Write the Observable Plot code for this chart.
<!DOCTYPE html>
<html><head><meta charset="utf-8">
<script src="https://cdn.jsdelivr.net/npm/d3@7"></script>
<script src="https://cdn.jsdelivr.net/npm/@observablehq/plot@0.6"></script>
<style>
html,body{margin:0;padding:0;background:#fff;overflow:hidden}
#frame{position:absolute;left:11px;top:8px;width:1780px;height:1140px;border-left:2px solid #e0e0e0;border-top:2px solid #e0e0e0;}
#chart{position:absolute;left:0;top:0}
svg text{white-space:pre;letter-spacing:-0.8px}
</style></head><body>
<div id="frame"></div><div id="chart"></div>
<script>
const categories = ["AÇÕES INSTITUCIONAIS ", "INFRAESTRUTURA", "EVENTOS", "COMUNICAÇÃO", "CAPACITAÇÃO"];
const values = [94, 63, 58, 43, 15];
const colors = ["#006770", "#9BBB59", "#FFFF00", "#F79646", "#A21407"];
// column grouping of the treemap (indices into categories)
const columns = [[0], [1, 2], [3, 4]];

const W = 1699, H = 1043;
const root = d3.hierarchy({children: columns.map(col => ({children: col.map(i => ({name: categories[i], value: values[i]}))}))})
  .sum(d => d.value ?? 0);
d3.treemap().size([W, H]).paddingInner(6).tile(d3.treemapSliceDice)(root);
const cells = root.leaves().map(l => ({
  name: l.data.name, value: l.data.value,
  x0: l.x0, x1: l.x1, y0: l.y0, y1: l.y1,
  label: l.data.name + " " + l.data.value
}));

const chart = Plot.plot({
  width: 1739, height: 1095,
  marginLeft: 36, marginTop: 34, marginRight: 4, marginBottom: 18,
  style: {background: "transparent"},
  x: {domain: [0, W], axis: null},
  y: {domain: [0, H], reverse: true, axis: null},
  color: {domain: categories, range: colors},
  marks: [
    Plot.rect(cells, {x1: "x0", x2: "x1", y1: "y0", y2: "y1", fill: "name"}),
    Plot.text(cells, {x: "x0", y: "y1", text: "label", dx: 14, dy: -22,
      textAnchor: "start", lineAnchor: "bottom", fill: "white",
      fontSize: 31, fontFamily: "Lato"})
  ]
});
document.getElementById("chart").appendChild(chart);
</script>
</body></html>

····················

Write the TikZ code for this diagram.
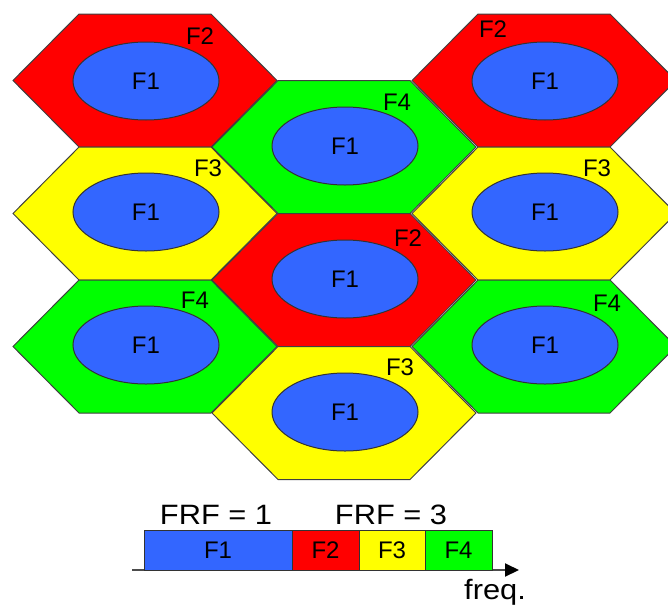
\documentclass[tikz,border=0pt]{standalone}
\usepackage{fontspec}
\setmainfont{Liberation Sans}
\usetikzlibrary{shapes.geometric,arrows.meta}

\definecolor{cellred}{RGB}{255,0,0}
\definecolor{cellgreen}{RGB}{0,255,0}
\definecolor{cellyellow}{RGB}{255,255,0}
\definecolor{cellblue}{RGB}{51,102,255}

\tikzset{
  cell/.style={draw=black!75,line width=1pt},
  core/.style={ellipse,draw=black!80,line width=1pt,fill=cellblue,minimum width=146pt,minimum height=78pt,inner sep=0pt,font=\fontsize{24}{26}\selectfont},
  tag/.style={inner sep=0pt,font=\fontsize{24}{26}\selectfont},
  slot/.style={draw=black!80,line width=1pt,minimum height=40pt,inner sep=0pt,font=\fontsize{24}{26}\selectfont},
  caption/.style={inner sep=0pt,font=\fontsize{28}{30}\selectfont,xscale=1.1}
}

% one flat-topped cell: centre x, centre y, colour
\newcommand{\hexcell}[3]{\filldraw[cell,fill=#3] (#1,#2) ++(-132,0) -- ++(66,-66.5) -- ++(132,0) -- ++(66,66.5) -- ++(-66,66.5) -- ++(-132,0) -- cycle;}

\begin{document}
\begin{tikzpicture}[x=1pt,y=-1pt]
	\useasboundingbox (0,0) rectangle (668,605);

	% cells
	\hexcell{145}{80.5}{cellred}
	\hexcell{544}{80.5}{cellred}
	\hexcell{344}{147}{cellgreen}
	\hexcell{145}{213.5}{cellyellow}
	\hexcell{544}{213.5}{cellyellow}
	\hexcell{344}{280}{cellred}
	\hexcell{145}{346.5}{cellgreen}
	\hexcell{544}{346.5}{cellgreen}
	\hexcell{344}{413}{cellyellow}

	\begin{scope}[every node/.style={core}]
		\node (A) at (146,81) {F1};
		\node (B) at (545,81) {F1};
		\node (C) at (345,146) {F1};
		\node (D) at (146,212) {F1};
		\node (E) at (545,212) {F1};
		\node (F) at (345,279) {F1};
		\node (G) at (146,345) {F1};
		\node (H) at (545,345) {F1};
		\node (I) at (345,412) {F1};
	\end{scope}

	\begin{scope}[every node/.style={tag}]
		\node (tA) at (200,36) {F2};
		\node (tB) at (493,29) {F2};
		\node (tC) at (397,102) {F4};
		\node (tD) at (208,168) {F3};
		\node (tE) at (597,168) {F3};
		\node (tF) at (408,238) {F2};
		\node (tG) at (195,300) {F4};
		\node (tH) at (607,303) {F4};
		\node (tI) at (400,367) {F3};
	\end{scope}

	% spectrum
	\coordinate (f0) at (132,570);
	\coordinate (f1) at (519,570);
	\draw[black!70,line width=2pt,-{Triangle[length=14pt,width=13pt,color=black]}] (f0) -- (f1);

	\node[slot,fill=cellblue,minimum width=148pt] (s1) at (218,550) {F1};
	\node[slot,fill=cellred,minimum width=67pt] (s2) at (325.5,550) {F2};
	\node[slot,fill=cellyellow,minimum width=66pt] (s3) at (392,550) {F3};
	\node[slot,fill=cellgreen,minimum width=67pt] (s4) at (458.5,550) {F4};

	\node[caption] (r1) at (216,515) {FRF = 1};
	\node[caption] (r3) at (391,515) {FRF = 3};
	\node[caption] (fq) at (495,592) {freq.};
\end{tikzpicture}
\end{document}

····················

**EXERCISE GOAL**
Of the lines in the material above, state how many contain the string "this"; give no other text.

**CORRECT OUTPUT**
2